Material provided:
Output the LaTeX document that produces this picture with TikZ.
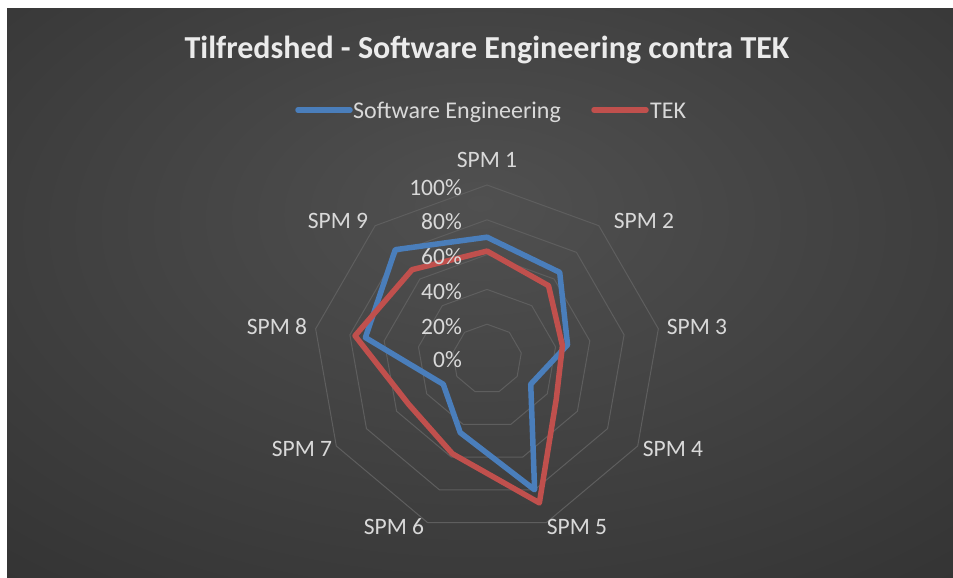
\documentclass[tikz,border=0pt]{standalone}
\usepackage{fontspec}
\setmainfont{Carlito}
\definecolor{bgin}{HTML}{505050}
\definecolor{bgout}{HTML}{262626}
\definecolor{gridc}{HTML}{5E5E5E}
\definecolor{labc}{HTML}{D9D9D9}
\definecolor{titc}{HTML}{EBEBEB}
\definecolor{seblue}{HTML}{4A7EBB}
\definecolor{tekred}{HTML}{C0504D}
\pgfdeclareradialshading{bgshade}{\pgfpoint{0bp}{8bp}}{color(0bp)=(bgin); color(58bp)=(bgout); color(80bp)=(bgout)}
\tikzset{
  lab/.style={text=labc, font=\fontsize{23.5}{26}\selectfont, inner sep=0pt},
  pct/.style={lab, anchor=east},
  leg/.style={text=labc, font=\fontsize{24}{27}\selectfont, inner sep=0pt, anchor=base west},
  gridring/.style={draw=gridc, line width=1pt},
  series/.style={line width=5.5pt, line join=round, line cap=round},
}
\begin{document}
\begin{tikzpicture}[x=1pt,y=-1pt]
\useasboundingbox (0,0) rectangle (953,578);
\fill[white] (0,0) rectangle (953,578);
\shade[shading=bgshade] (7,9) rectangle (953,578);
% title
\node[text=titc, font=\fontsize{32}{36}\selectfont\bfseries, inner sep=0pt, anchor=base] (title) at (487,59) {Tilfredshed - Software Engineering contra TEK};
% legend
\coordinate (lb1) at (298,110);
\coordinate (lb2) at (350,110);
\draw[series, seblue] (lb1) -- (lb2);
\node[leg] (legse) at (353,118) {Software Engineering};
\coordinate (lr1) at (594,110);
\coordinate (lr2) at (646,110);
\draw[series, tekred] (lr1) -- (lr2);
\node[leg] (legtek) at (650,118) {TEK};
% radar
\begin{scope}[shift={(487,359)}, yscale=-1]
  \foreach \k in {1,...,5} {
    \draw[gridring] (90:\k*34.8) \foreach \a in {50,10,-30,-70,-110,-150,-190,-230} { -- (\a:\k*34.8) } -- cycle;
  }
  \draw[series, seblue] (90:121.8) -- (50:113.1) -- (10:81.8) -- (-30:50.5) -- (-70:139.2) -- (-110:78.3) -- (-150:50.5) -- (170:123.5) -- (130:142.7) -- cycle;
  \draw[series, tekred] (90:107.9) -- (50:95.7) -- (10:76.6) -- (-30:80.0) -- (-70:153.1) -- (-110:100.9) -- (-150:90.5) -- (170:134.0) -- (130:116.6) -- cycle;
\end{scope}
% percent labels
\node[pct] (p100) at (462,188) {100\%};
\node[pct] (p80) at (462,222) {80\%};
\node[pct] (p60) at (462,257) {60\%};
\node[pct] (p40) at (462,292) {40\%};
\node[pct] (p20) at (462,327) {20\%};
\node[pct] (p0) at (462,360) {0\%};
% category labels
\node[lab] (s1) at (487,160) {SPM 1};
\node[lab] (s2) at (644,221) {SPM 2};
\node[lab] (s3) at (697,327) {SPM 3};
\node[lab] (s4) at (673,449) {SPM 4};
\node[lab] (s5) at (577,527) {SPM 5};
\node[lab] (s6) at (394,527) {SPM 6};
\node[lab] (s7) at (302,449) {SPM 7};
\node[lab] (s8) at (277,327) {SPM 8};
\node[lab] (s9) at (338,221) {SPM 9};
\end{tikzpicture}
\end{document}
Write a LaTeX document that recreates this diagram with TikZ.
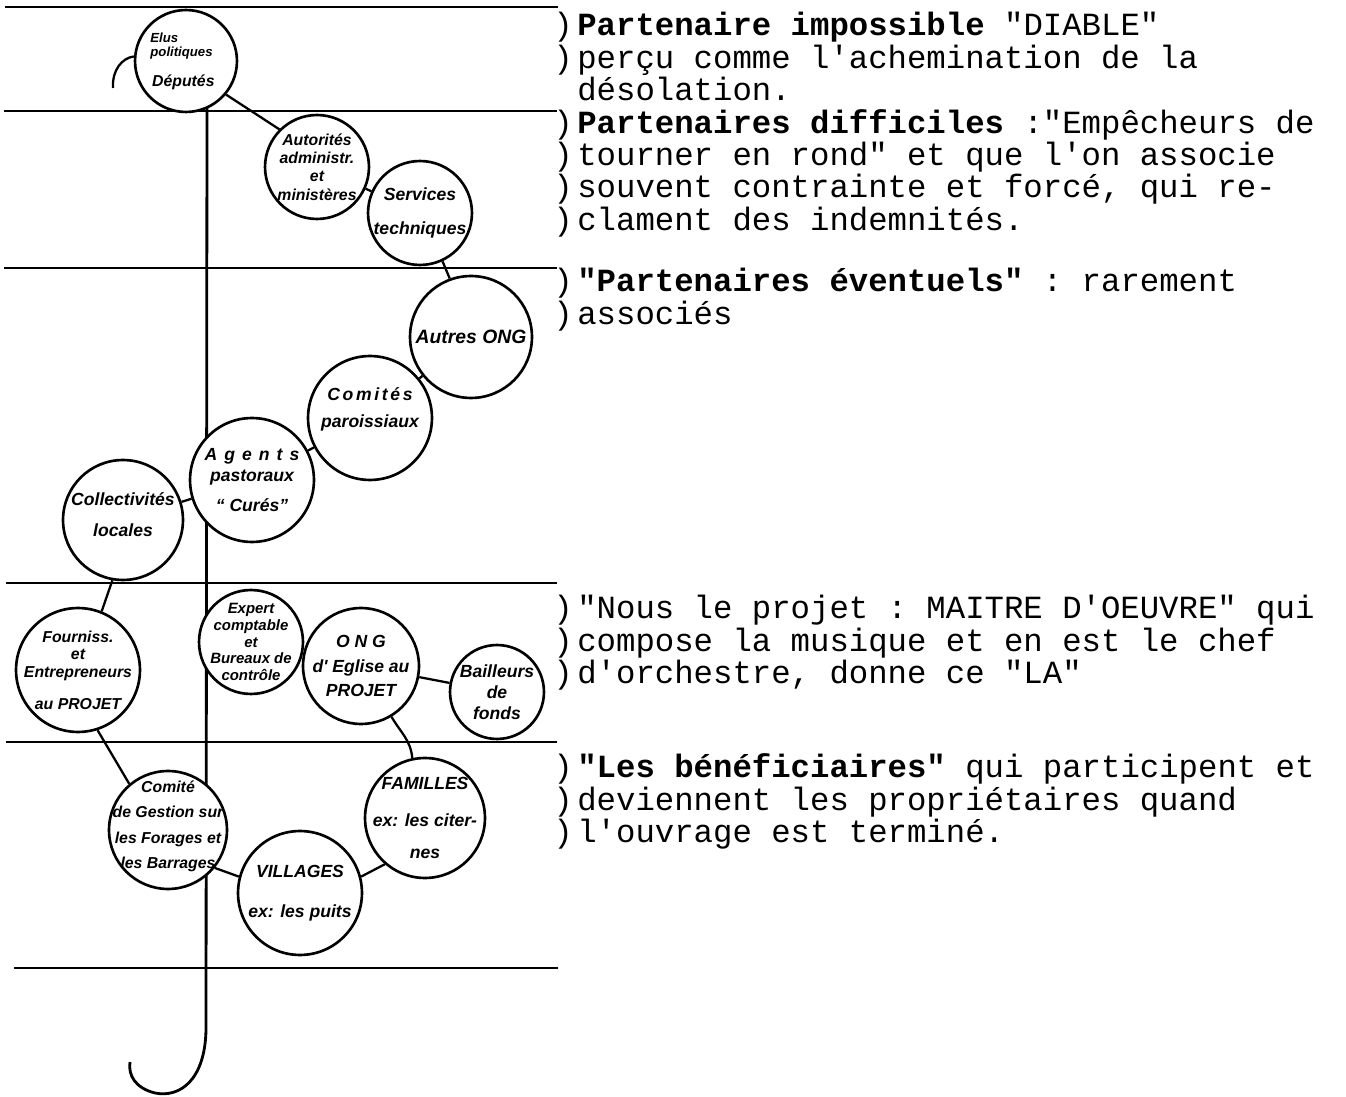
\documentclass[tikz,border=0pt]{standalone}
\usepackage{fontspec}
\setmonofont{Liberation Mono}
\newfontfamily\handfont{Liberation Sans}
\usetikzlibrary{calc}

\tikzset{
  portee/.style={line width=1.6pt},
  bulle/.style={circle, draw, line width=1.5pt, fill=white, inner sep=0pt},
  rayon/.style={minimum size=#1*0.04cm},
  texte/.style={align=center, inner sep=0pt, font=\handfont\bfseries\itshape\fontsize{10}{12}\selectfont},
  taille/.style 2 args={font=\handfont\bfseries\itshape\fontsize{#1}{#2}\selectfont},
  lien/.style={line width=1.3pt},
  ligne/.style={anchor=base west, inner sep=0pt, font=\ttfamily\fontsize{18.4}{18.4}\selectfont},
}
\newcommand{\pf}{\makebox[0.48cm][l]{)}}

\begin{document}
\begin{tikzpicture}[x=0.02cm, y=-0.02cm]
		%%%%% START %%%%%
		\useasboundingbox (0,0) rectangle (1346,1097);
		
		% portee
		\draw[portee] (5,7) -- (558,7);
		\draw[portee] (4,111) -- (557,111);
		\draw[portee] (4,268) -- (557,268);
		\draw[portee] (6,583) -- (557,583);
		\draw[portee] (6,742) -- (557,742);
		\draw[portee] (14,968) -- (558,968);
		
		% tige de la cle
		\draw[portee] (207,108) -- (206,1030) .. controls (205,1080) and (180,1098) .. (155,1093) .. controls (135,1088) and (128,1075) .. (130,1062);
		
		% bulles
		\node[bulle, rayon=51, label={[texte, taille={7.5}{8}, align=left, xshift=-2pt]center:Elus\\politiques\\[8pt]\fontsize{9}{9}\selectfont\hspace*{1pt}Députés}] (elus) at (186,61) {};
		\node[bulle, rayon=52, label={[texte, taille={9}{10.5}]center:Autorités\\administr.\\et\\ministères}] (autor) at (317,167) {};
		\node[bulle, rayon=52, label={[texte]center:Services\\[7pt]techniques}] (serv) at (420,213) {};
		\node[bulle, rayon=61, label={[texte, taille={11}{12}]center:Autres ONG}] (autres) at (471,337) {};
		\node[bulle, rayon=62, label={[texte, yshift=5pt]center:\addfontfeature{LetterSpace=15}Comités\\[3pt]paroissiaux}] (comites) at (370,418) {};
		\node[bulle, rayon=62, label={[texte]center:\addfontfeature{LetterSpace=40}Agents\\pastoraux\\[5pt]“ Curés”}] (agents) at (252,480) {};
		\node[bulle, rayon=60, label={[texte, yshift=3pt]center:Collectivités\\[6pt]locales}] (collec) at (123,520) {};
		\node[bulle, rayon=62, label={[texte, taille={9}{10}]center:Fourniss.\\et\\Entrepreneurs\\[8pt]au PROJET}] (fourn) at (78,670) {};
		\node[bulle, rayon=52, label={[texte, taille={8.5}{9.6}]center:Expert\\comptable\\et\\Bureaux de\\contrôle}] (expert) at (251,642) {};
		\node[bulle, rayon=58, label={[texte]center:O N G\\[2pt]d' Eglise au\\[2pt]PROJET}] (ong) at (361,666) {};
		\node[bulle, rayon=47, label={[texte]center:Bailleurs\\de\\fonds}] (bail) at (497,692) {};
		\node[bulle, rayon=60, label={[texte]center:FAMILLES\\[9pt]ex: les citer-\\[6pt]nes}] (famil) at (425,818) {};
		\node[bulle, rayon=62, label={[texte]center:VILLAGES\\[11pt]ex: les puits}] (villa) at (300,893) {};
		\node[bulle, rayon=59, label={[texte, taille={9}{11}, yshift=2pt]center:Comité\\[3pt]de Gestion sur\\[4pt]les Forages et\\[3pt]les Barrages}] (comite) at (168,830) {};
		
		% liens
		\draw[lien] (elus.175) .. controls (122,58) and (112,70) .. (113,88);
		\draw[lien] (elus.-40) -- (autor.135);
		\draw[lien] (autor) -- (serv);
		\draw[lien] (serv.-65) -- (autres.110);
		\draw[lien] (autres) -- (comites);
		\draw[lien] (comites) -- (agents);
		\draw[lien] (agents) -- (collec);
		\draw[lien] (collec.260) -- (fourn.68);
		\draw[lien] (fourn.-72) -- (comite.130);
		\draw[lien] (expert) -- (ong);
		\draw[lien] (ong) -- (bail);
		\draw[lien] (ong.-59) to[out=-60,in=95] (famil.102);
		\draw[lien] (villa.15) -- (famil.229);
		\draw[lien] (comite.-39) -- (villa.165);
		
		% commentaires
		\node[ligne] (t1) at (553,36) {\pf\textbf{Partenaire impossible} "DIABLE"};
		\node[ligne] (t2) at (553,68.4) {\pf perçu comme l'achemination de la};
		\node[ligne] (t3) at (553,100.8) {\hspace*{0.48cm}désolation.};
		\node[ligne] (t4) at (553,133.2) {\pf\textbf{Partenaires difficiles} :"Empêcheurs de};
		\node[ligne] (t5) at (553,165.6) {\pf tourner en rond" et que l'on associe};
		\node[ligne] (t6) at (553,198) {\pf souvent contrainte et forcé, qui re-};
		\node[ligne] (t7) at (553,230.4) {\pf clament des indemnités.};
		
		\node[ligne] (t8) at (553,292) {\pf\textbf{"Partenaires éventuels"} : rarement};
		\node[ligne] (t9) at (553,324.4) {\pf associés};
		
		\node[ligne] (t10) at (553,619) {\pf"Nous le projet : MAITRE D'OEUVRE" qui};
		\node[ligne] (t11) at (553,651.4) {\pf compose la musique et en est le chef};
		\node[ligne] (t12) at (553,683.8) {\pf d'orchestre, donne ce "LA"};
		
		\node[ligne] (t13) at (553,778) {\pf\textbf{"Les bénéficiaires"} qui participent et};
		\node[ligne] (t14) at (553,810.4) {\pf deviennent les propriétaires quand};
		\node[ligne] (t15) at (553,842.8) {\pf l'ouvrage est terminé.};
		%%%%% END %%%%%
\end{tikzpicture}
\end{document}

What is needed:
Read the lines above. Gather those in which the string "that" is found.

Output for this exercise:
Output the LaTeX document that produces this picture with TikZ.
Write a LaTeX document that recreates this diagram with TikZ.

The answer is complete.